Six months later, the story of the OPM hack keeps getting worse.
The hackers who broke into the systems of the Office of Personnel Management (OPM), the US government agency that handles all government employees' data, might have also got their hands on data belonging to non-government employees, including contractors and journalists.
On Monday, The Washington Post revealed that OPM has started notifying journalists who "are accredited by federal agencies" that hackers stole their personal data too, including social security numbers.
Journalists who cover government agencies, and need access to buildings such as the White House, need to go through a background check and give out personal data to OPM. The agency, however, doesn't seem to be sure how many journalists and non-government employees are among the victims.
"Many individuals, including reporters who need long-term access to federal buildings, may undergo a routine background check in order to obtain valid credentials," OPM spokesman Sam Schumach told The Washington Post. "It's entirely possible that those journalists who have a Social Security number in the system were in this group."
"It's entirely possible that those journalists who have a Social Security number in the system were in this group."
Schumach, as well as OPM, did not respond to Motherboard's repeated requests for comment.
Hackers suspected to be linked to the Chinese government broke into the agency in May of 2014, but OPM did not find out about the breach until the following year, and only announced it publicly in June of 2015. Initially, OPM also underestimated the damage, saying the hackers stole personal information of around 4 million workers. It quickly became clear that OPM wasn't really sure how much data the hackers got their hands on. And as it turned out weeks after the initial announcement, it was indeed much worse than initially thought. There were actually more than 21 million victims, and perhaps even 35 million.
Six months later, the victim tally for the OPM hack keeps growing.
"This story just keeps changing every fucking time doesn't it?" Michael Adams, an information security expert who served more than two decades in the US Special Operations Command and who was among the victims of the initial breach, told Motherboard.
"This story just keeps changing every fucking time doesn't it?"
Given that OPM systems interfaced with a lot of databases and servers, as security experts found when the breach was announced, it's likely that the hackers got very deep into US government networks, according to Adams.
"This is not just a single attack. These people, whoever they are, have a foothold in the network," Adams said, adding that this might still be just the tip of the iceberg. "Until proven otherwise, I believe this is a different hack."
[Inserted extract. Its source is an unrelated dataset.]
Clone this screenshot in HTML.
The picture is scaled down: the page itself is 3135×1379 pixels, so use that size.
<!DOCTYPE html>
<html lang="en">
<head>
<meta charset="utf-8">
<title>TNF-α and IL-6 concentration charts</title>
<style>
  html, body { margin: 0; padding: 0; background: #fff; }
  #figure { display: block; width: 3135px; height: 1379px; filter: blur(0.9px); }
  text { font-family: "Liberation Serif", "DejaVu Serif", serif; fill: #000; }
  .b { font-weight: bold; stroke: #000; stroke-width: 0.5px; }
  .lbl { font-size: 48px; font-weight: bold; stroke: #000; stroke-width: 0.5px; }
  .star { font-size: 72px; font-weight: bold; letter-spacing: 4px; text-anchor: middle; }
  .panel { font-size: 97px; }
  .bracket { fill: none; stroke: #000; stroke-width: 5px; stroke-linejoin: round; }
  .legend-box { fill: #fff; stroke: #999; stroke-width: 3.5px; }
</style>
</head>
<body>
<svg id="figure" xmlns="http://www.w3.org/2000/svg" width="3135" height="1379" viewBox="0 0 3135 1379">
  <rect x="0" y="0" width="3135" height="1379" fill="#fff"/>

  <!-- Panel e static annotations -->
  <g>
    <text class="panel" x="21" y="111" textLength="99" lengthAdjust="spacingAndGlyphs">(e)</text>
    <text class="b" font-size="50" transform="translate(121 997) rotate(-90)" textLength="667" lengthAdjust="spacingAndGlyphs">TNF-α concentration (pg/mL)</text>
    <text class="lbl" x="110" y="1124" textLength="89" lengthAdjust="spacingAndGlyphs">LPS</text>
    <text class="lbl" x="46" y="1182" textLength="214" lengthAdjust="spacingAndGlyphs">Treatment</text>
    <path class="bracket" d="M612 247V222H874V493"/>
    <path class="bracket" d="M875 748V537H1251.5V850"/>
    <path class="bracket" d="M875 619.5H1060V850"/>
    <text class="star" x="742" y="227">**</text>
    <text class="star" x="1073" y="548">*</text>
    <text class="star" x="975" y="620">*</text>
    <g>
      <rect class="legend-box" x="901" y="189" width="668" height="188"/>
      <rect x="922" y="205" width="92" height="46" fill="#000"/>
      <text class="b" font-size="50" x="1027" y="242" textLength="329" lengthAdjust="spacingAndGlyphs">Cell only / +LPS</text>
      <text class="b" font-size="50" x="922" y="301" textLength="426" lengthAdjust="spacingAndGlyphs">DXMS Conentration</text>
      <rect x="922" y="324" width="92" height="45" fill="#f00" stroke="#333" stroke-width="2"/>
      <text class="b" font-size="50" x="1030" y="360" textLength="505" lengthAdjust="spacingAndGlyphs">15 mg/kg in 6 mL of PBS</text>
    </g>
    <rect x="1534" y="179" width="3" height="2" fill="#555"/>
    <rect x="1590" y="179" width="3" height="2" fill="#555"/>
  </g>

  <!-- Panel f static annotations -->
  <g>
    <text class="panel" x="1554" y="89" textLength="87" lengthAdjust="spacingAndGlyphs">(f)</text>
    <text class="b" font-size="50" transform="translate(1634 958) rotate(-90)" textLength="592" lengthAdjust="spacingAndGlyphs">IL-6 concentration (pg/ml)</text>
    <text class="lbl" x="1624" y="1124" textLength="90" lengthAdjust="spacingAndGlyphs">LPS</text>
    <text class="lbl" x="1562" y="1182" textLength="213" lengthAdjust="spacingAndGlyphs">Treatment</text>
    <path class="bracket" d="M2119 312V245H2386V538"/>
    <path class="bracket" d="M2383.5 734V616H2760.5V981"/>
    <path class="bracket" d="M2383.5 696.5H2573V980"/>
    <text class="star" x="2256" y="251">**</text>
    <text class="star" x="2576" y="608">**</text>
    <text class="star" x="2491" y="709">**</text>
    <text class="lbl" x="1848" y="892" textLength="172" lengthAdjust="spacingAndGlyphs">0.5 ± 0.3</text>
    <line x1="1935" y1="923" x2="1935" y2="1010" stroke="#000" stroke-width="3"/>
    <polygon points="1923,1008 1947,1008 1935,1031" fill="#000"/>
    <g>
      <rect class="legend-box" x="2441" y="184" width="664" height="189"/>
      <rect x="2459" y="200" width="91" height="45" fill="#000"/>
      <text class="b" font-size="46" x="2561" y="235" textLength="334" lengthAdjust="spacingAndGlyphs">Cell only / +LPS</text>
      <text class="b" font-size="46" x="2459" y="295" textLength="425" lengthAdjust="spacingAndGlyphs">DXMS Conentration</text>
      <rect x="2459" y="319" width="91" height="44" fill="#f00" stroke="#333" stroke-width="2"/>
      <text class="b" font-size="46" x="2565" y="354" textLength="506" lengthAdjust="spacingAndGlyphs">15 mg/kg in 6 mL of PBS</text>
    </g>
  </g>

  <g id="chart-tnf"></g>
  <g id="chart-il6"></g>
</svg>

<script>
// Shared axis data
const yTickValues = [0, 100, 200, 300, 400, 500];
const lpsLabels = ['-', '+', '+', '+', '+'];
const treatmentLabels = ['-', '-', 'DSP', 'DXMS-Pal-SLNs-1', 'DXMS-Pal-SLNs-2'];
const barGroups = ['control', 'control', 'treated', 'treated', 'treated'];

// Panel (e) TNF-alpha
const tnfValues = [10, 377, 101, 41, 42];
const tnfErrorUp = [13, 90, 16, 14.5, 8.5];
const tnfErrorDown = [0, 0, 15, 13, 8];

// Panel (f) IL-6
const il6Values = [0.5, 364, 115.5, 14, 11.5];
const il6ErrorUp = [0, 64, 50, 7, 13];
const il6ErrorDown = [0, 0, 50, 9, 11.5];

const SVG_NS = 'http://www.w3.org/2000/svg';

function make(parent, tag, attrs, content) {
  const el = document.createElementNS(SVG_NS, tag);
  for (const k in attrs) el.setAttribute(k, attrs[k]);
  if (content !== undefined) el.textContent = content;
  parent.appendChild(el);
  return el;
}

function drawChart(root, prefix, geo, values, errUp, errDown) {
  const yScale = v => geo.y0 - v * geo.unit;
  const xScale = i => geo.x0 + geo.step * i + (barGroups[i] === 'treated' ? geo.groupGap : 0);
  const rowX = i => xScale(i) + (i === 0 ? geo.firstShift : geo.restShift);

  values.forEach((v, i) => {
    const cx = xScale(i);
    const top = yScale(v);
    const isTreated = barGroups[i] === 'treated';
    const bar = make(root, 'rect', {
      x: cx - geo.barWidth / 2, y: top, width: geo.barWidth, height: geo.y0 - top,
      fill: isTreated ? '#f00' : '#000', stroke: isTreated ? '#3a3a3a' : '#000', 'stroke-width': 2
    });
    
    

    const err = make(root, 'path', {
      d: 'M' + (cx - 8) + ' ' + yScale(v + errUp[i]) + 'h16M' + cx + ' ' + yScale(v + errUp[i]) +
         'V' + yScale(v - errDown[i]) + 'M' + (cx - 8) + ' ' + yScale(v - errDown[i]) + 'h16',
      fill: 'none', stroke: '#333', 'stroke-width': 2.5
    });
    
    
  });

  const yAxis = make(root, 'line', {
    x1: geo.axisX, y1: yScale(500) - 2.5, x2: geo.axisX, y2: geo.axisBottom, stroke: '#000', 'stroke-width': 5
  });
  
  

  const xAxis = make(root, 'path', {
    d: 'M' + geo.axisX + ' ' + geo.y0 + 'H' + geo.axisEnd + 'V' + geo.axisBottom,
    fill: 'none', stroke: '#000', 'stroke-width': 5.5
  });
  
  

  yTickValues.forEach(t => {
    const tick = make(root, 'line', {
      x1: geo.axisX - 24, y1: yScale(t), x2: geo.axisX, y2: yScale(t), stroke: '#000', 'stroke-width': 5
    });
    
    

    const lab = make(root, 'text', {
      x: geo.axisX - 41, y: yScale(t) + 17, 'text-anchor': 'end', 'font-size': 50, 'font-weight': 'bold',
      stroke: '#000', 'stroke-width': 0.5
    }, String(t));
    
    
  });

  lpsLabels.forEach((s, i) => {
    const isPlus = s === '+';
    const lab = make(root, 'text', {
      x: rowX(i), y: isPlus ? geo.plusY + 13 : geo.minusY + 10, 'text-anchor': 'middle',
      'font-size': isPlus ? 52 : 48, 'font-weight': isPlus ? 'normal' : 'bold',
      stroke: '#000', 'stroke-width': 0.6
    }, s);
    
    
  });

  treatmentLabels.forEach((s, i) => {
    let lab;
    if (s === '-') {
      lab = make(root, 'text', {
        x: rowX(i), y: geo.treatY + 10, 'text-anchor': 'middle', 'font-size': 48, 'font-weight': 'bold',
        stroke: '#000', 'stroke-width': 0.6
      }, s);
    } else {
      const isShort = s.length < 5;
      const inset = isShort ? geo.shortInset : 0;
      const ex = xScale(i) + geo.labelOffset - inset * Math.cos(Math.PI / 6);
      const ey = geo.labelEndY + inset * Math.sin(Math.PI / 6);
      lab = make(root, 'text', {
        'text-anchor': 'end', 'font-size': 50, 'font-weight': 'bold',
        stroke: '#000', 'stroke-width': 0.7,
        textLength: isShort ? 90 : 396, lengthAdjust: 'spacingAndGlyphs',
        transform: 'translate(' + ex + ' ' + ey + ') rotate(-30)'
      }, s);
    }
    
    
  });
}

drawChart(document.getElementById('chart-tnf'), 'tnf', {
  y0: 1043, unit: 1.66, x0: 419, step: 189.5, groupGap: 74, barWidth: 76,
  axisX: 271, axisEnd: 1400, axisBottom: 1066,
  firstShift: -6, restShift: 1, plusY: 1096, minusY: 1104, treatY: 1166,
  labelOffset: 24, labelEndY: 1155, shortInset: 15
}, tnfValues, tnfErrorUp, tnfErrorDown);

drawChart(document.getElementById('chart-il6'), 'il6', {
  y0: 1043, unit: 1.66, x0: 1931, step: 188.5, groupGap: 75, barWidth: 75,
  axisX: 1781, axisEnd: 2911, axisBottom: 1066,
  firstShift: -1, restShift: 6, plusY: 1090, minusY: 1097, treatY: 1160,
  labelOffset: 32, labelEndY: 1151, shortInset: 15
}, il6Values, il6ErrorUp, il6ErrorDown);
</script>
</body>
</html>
Adams added that if he were in charge of these systems, he'd shut them all down to "clean" them and make sure the intrusion is "eradicated."
At this point it's unclear and where this new personal data comes from exactly. A senior journalist who works at the White House and has what's called as a "hard pass," meaning a security pass to access the press area of the White House, said that reporters need to pass a background and security check with the Secret Service to get this pass. It's unclear if this data is then handled by OPM. The Secret Service did not answer to a request for comment.
It's possible that, six months after admitting that it got hacked, OPM is still assessing the damage.
"Frankly, they don't have any idea of the breadth and depth of this attack," Adams said.
Last week, OPM announced in a press release that the agency finished mailing notices to 93 percent of the victims of the data breach, roughly six months after the hack was disclosed. But OPM still hasn't tracked down and notified more than one million victims, and some victims were only notified in recent weeks.
Given the last development in this seemingly endless saga, OPM might soon have to send out more notifications.